I know you understand this about myself, and from what I understand, you (Stu) have been leading such a life; however, I feel like if I do not state the above, then the naive are going to think that if they just count rosary beads, or do prostrations, 5 minutes a day (or whatever devotional practice), then they will reap the same fruitful (phala) rewards that you, Michael, Sam, and I have reaped. Which is simply not true.
We, therefore, also have to realize (and this has to be stated) that all mainstream religions have totally corrupted the enlightened teachings (dharma, dhamma) of their enlightened progenitor, and they have been aggressively marketing a deeply flawed version of the philosophy and lifestyle (dharma, dhamma) of their progenitor.
Once we realize the above and adopt the lifestyle as described above, which I believe you have, then we have a foundation upon which we can hone that lifestyle and philosophy (dharma, dhamma) to enhance our superior fruitful (maha-phala) rewards and attainments.
With the above as a foundation, then I also took up a few more practices to remaining conscious during the sleep cycle and thus attain the deathless (amatta).
1) Through daily sitting meditation practice I developed the 4 stages of the religious experience that are defined as the eightfold (step) of the Noble Eightfold (step) Path to liberation and enlightened, and are defines as samadhi and jhana in the suttas.
2) It was being able to meditate every day to the depth of the fourth stage of the religious experience (4th jhana) that brought me up to the threshold of the immaterial domains.
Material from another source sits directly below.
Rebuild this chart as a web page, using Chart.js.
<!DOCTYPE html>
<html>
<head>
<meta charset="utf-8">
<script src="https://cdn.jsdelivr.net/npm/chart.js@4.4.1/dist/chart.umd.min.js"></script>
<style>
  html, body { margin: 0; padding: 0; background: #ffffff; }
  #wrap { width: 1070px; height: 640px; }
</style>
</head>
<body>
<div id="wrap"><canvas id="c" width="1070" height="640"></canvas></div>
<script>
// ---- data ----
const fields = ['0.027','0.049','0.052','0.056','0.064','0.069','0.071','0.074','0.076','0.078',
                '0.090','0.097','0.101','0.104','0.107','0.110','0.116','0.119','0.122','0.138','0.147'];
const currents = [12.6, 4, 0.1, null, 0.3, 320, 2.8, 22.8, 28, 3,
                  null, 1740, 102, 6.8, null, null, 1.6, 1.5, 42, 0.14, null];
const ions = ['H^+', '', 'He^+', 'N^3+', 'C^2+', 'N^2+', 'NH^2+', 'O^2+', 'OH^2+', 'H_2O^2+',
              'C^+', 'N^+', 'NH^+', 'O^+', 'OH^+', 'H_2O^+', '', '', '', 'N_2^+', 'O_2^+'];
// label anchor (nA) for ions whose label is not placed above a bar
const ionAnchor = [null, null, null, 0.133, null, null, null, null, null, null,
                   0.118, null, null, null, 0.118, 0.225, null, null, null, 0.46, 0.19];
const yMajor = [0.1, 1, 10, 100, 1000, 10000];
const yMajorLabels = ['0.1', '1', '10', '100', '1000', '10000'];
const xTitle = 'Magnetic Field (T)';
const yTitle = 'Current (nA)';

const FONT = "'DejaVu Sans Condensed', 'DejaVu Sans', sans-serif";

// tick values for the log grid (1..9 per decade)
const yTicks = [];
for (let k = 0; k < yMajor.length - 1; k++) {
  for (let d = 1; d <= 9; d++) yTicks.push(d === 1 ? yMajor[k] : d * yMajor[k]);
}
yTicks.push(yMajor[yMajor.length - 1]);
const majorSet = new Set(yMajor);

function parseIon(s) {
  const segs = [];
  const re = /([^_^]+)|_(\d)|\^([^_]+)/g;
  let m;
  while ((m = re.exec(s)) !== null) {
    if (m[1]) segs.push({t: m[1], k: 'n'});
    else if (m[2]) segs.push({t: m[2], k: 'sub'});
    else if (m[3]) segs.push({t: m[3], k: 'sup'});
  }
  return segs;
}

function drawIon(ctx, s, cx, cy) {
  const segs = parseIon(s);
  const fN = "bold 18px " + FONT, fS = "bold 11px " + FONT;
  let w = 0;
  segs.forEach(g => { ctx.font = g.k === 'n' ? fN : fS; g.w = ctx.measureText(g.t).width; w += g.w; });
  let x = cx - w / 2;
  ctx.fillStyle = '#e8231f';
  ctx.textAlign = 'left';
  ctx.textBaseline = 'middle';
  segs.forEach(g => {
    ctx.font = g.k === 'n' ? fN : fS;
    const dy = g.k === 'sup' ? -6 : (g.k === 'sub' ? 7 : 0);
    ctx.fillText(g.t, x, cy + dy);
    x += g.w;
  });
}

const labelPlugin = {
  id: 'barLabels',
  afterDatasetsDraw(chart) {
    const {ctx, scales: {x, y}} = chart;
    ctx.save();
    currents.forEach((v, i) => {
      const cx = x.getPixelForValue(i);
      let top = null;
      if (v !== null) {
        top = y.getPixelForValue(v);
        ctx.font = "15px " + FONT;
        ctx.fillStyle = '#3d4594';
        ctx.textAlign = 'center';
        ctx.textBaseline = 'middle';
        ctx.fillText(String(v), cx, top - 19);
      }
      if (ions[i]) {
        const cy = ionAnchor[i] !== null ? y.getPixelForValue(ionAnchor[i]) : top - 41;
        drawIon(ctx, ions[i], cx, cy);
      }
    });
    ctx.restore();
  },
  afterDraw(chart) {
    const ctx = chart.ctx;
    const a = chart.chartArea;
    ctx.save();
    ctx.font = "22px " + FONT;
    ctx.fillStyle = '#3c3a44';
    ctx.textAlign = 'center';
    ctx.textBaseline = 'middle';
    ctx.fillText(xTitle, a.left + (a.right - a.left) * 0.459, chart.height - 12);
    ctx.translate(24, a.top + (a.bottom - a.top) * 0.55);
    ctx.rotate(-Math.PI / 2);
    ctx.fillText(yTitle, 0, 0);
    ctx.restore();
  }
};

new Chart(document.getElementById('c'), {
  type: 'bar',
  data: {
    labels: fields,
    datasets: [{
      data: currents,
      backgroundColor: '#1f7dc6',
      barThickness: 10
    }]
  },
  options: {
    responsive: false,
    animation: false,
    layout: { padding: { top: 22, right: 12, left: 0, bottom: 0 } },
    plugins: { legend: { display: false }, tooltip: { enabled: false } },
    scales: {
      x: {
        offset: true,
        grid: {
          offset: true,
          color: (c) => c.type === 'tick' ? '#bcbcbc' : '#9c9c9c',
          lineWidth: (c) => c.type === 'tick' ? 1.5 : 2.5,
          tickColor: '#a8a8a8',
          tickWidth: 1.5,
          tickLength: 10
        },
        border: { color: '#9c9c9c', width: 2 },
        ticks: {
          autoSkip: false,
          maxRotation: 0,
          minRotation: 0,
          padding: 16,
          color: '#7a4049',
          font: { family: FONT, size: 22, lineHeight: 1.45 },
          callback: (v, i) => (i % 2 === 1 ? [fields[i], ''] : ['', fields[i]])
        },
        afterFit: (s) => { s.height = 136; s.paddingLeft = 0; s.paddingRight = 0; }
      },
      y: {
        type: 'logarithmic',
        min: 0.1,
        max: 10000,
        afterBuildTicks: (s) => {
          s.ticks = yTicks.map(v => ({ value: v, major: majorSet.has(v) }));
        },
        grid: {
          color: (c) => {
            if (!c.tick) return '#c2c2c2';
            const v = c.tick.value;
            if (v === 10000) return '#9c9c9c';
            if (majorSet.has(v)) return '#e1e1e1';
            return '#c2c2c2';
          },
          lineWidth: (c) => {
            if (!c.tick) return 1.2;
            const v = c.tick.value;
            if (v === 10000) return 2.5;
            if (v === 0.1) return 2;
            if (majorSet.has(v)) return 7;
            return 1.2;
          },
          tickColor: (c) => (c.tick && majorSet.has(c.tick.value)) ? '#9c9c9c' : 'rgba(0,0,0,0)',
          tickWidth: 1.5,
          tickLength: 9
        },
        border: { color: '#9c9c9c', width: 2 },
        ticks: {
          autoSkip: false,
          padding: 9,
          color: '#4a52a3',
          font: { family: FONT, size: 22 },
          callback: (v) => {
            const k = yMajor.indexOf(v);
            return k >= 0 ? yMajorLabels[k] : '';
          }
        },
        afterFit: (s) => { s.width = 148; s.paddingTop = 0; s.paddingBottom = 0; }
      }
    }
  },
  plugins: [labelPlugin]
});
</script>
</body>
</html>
3) Just prior to sleep I meditate sitting down to the fourth stage of the religious experience (4th jhana) that brought me up to the threshold of the immaterial domains.
4) When I was ready for sleep, then I meditated lying down for the rest of the night.
5) At the point at which the body would normally fall asleep, I would then leave the body and fully enter the immaterial domains, which is the same as becoming lucid in the sleep state.
6) When i recognized that I was ready to become lucid in the sleep state I also enhanced my lucidity in the sleep state by keeping a journal near my bed, with a flashlight, and a pen, and I said to myself as I lay down at night, "I wish to recall a dream." When I began to awake after these lucid dreams I made sure that I wrote the "dream" down, or otherwise I would lose the lucidity that I had gained. I have nearly 40 years of such dream journals store somewhere, if they have not been lost.
7) Once I had become lucid in the sleep state, then by the coincidence of becoming a mendicant in 1974 I ended up sleeping outside every night for one year. I found then, that the stars are intimately connected to the immaterial domains. So I recommend anyone who wishes to remaining conscious during the sleep cycle, and thus enter the deathless (amatta), should then sleep every night under the stars.